Having done this several times, I’ve thought a lot about the process. For me, the following stages are essential:

Illustration: Jon D. Harper – Strategy and Innovation Process Improvements

 

  • Find key trends: You need to know what is coming down the pike in tech, and how it may be used in the context of your organization.
  • Understand business priorities: You must thoroughly understand where the business is today and, more crucially, where it would like to be in three to five years.
  • Decide on the tech you would like to test like a VC fund: Now you can match what you know about technological developments with what you know about the business. Look for developments with the best potential in your context, be it new technologies, methodologies, software, approaches, whatever seems like it might fit and drive the business forward. Based on this, you can decide on a long list of ideas to be tested.
  • Validate your hypotheses: This is the key part: Get some funding and put a small team together, preferably outside normal business lines, and test the ideas in a sandboxed laboratory environment. Do it quickly but thoroughly, in a non-bureaucratic way, but always with the business and customers in mind.
  • Move validated ideas to the normal investment portfolio: A lot of your initial hypotheses may prove wrong. That’s fine. The ones that make it through the process are likely to be gems. If the expected benefits are indeed confirmed, then move those ideas to your normal investment portfolio, where they can be developed using your regular processes.

There are some other things to keep in mind. You will have to coordinate a number of support services. You need to manage your ecosystem, for instance, from startups and universities through to the regulator.
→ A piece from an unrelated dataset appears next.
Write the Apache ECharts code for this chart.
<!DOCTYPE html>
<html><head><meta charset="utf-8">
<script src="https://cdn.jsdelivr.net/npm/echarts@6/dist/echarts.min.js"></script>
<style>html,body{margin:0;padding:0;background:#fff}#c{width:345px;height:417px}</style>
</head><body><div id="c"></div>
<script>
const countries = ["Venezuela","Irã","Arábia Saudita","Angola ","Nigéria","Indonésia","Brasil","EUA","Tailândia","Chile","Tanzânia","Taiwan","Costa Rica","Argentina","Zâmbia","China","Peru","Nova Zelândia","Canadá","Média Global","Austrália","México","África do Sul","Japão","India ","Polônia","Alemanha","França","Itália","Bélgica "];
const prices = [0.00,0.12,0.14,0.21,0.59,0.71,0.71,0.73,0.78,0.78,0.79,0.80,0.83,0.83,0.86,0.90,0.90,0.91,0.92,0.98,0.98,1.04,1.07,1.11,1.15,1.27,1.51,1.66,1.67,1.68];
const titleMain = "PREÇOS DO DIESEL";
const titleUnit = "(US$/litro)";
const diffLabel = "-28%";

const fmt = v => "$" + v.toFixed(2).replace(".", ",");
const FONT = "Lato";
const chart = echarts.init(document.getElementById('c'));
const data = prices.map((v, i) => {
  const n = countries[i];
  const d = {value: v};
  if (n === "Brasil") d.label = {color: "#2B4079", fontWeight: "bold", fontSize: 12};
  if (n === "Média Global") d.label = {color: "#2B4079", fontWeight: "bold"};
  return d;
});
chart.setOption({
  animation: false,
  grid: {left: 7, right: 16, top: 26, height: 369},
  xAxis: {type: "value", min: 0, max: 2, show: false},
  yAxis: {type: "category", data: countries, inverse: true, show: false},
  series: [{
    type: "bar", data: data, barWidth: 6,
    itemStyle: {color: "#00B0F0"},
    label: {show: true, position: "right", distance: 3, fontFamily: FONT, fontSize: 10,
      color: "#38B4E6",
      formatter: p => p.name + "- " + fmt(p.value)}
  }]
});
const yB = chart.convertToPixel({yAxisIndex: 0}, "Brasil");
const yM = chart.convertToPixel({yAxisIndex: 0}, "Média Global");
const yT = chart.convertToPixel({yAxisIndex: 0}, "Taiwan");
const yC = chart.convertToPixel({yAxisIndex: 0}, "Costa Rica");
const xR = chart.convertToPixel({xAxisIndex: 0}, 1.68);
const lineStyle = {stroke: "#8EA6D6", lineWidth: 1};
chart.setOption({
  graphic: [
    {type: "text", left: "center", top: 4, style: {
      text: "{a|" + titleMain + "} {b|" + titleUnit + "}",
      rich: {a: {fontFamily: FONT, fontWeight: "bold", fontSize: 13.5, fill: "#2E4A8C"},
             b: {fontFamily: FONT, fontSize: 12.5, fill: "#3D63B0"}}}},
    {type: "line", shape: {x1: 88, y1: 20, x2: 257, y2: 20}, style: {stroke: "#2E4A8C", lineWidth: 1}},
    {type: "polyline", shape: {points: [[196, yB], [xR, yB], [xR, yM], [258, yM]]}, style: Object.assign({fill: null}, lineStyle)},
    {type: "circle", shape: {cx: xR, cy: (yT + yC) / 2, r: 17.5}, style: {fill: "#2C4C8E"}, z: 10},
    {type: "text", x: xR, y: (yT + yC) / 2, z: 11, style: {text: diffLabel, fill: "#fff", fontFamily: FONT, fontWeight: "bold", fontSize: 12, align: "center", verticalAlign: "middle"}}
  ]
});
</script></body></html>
The research, business case and use case selection processes need to be managed as well . You also need to manage and be active on the communications side. And finally, you need to ensure that once new capabilities are available, line managers can easily find out what they are and integrate them into their portfolios.

In other words, you will need a complete framework for your innovation efforts. And whether you work in a centralized way or take a more distributed, federalized approach, you will need teams to manage the overall process.

This process has worked well for me in the past. It’s one of the reasons I was lucky enough to be named among the Financial News’s FinTech Top 40 for the last two years and City AM FinTech Powerlist. While this is a satisfying confirmation of the work, there is really nothing here that anyone else couldn’t do. Just stick to the method, and the results will come.